X (np.ndarray or pd.DataFrame) – A dataset to predict on. Must be a np.ndarray of dimension 2 with shape (num_samples, num_features) or a pandas DataFrame. If the terms in the GAM refer to integer features, a np.ndarray must be passed. If the terms refer to string column names, a pandas DataFrame must be passed.
y (np.ndarray or Series) – An array of target values.
residuals (string, optional) – One of “response”, “pearson” or “deviance”. The default is “deviance”.
standardized (bool, optional) – Whether or not to standardize the residuals. The default is True.

Returns:

residuals – An array of residuals.

Return type:

np.ndarray

sample(mu, size=None, random_state=None)#

Sample from the posterior predictive distribution.

Parameters:

mu (np.ndarray) – The expected value of the distribution.
size (int, optional) – Number of samples. The default is None, which means one sample.
random_state (int, optional) – Random state used to sample from the scipy distribution with reproducible results.

Returns:

A numpy array of samples.

Return type:

np.ndarray

Examples

>>> rng = np.random.default_rng(32)
>>> X = np.ones((9999, 1))
>>> y = rng.normal(size=9999) * 10
>>> gam = GAM(terms=Intercept(), fit_intercept=False).fit(X, y)
>>> float(gam._distribution.scale)
99.389...
>>> gam.sample(mu=np.zeros(5), random_state=1).round(1)
array([ 16.2,  -6.1,  -5.3, -10.7,   8.6])
>>> gam.sample(mu=np.zeros(5), random_state=3, size=(3, 5)).round(1)
array([[ 17.8,   4.4,   1. , -18.6,  -2.8],
       [ -3.5,  -0.8,  -6.3,  -0.4,  -4.8],
       [-13.1,   8.8,   8.8,  17. ,   0.5]])

score(X, y, sample_weight=None)#

Proportion deviance explained (pseudo $r^2$).

Parameters:

X (np.ndarray or pd.DataFrame) – A dataset to predict on. Must be a np.ndarray of dimension 2 with shape (num_samples, num_features) or a pandas DataFrame. If the terms in the GAM refer to integer features, a np.ndarray must be passed. If the terms refer to string column names, a pandas DataFrame must be passed.
y (np.ndarray or Series) – An array of target values.
sample_weight (np.ndarray, optional) – An array of sample weights. Sample weights [1, 3] is equal to repeating the second data point three times. The default is None.

Returns:

The pseudo r^2 score.

Return type:

float

set_fit_request(*, sample_weight: bool | None | str = '$UNCHANGED$') → GAM#

Configure whether metadata should be requested to be passed to the fit method.
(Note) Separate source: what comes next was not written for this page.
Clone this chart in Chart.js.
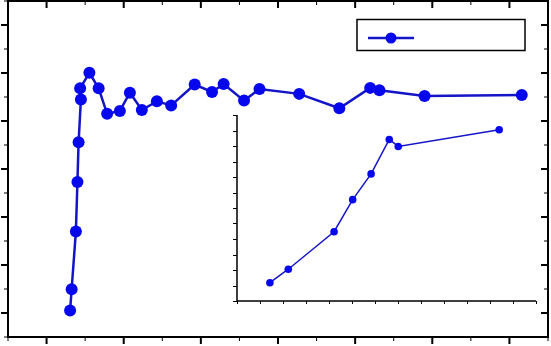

Note that this method is only relevant when this estimator is used as a sub-estimator within a meta-estimator and metadata routing is enabled with enable_metadata_routing=True (see sklearn.set_config()). Please check the User Guide on how the routing mechanism works.

The options for each parameter are:

True: metadata is requested, and passed to fit if provided. The request is ignored if metadata is not provided.
False: metadata is not requested and the meta-estimator will not pass it to fit.
None: metadata is not requested, and the meta-estimator will raise an error if the user provides it.
str: metadata should be passed to the meta-estimator with this given alias instead of the original name.

The default (sklearn.utils.metadata_routing.UNCHANGED) retains the existing request. This allows you to change the request for some parameters and not others.

Added in version 1.3.

Parameters:: sample_weight (str, True, False, or None, default=sklearn.utils.metadata_routing.UNCHANGED) – Metadata routing for sample_weight parameter in fit.
Returns:: self – The updated object.
Return type:: object

set_score_request(*, sample_weight: bool | None | str = '$UNCHANGED$') → GAM#

Configure whether metadata should be requested to be passed to the score method.

The options for each parameter are:

True: metadata is requested, and passed to score if provided. The request is ignored if metadata is not provided.
False: metadata is not requested and the meta-estimator will not pass it to score.
None: metadata is not requested, and the meta-estimator will raise an error if the user provides it.
str: metadata should be passed to the meta-estimator with this given alias instead of the original name.

The default (sklearn.utils.metadata_routing.UNCHANGED) retains the existing request. This allows you to change the request for some parameters and not others.

Added in version 1.3.

Parameters:: sample_weight (str, True, False, or None, default=sklearn.utils.metadata_routing.UNCHANGED) – Metadata routing for sample_weight parameter in score.
Returns:: self – The updated object.
Return type:: object

summary(file=None)#

Print a model summary.

Parameters:: file (filehandle, optional) – A file handle to write to. The default is None, which maps to sys.stdout.
Return type:: None.